Spannend ist an dieser Stelle vor allem die Impulsrichtung des Digitalisierungsvorhabens. Die Branche definiert gemeinsam Bedarfe und wird so zum Gestalter und Taktgeber eigener Veränderungen. Neue Formate werden getestet, Impulse führen zu konkret abgeleiteten Handlungen und die Kundschaft rückt noch weiter in den Fokus. Die Veränderungen hinsichtlich der Rolle von Unternehmen im Kaufprozess hat automatisch Auswirkungen auf die Art und Weise des Wirtschaftens. Neue Aufgabenfelder kommen hinzu und gewinnen an Bedeutung. Durch das ständige Hinterfragen von Prozessen und die kontinuierliche Anpassung an neue Marktbedingungen können Erfolge gesichert und ausgebaut werden.
Denn am Ende wollen wir doch alle einen Berg erklimmen.

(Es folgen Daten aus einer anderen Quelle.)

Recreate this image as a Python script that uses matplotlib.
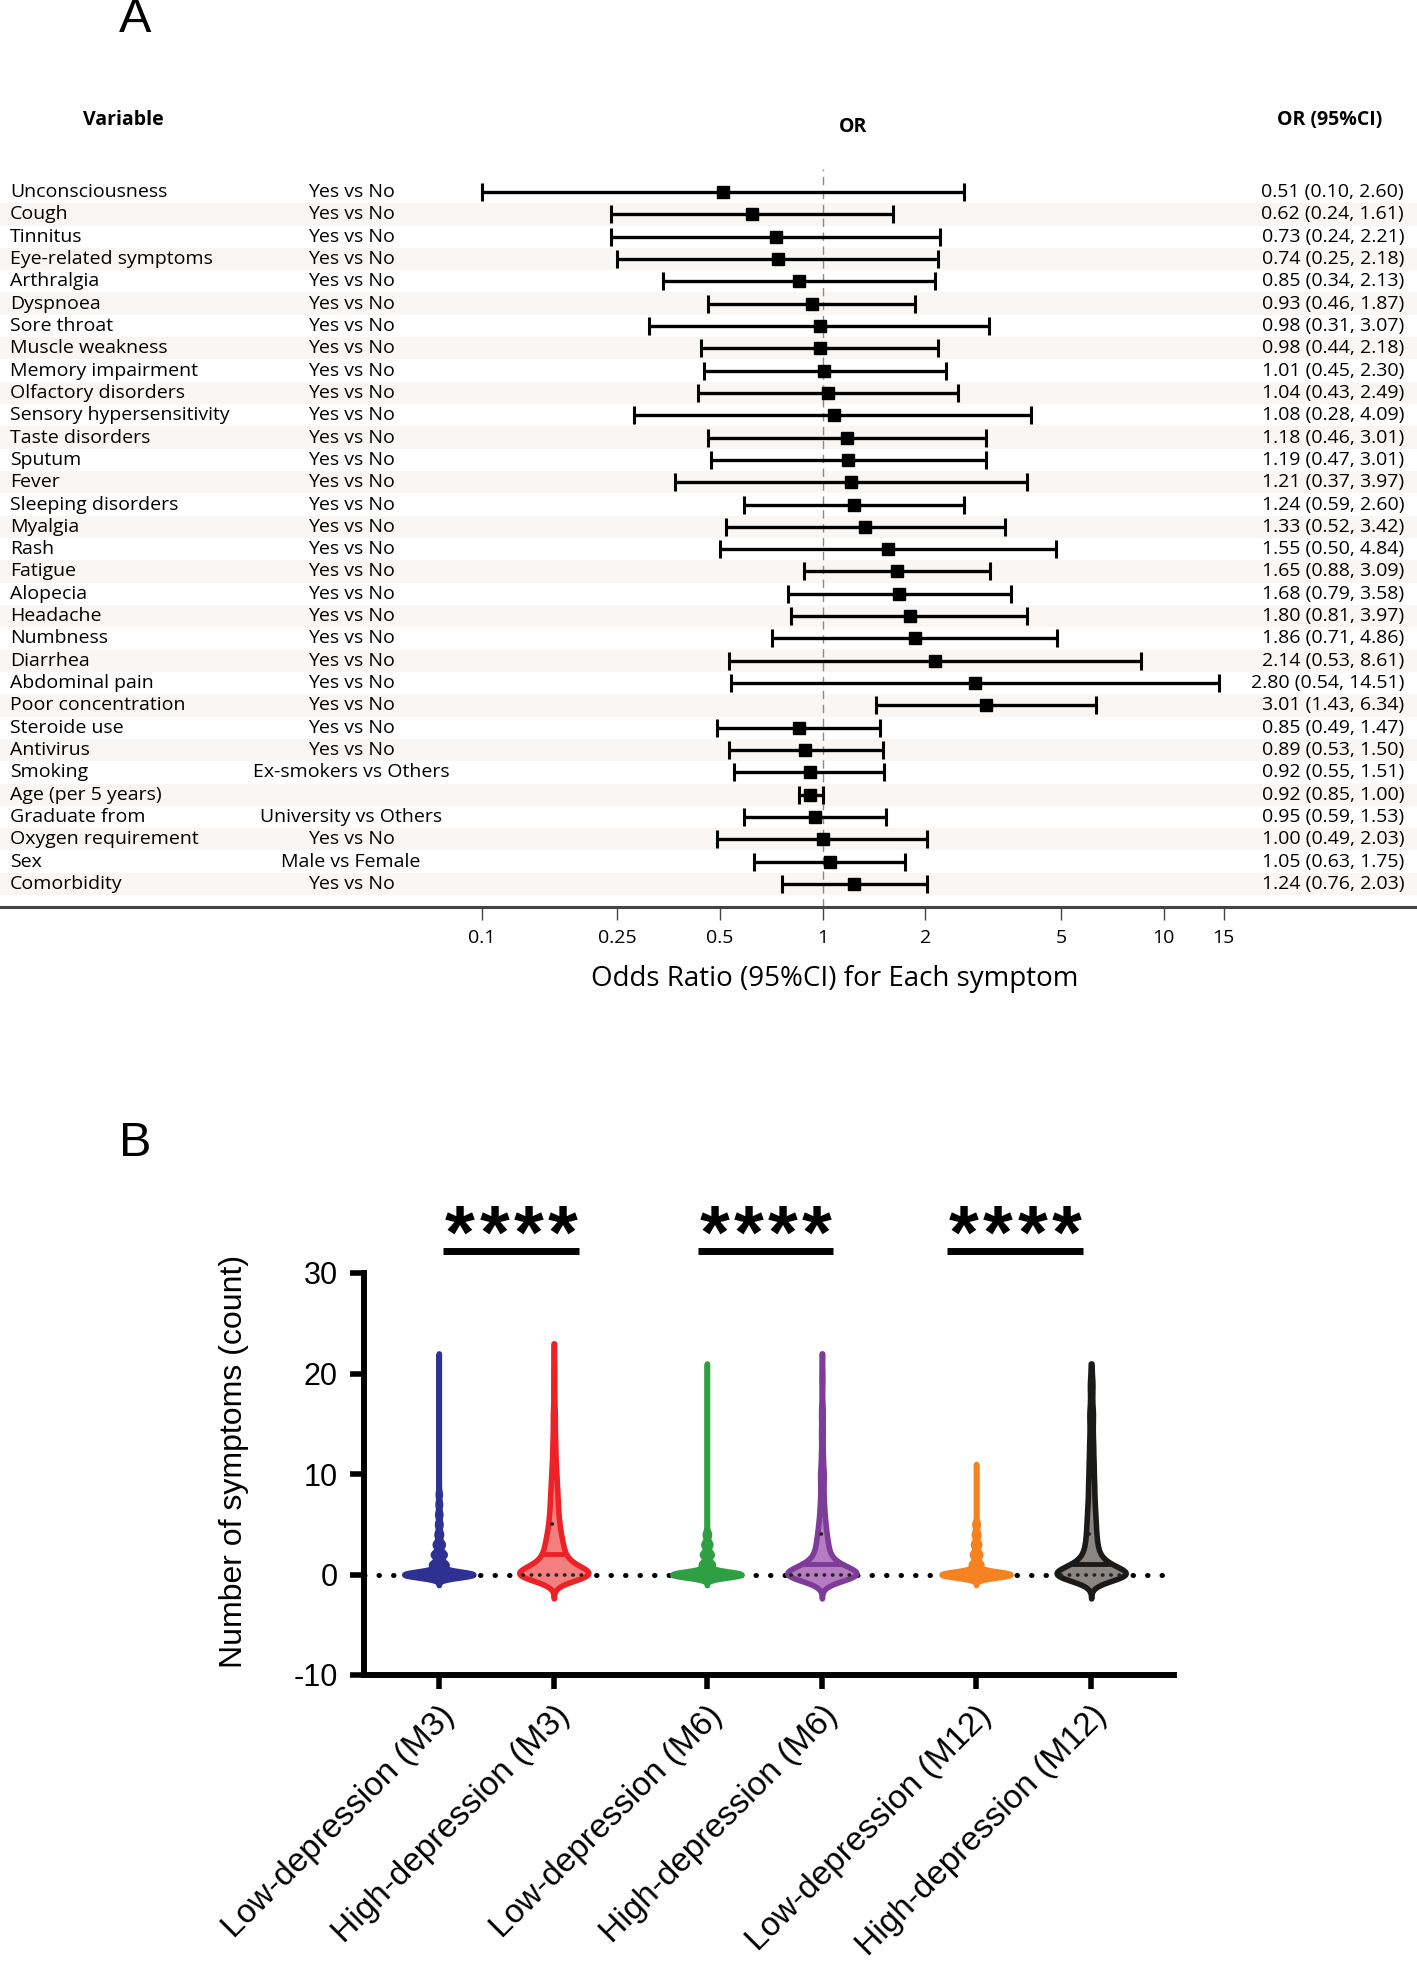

Produktfokus vs. Content- und Kontextfokus
Märkte sind im ständigen Wandel. War es vor einigen Jahren eine zentrale Aufgabe des Verkaufspersonals, Informationen an die Kundschaft zu bringen, agieren sie heute eher in einer beratenden Funktion. Kundinnen und Kunden suchen Informationen auf anderen Wegen. Statistisch ist es sogar so, dass 70% einer Kaufentscheidung bereits vor dem ersten Kontakt zum Verkaufspersonal getroffen wurden.
Der Content- und Kontextfokus wird immer bedeutsamer. Kundinnen und Kunden müssen aus dem Bedarf selbst eine Nachfrage ableiten. Bei dieser Veränderung ist die Digitalisierung ein zentraler Motor, denn häufig sind digitale Angebote Ausgangspunkt der Recherche. Dieses veränderte Verhalten von Käuferinnen und Käufern ist dabei keineswegs ein Phänomen, welches auf Endverbrauchermärkte beschränkt ist. Auch der B2B-Sektor wird zunehmend von dieser Herangehensweise beim Treffen von Kaufentscheidungen bestimmt. Dabei steigt vor allem auch der internationale Wettbewerb.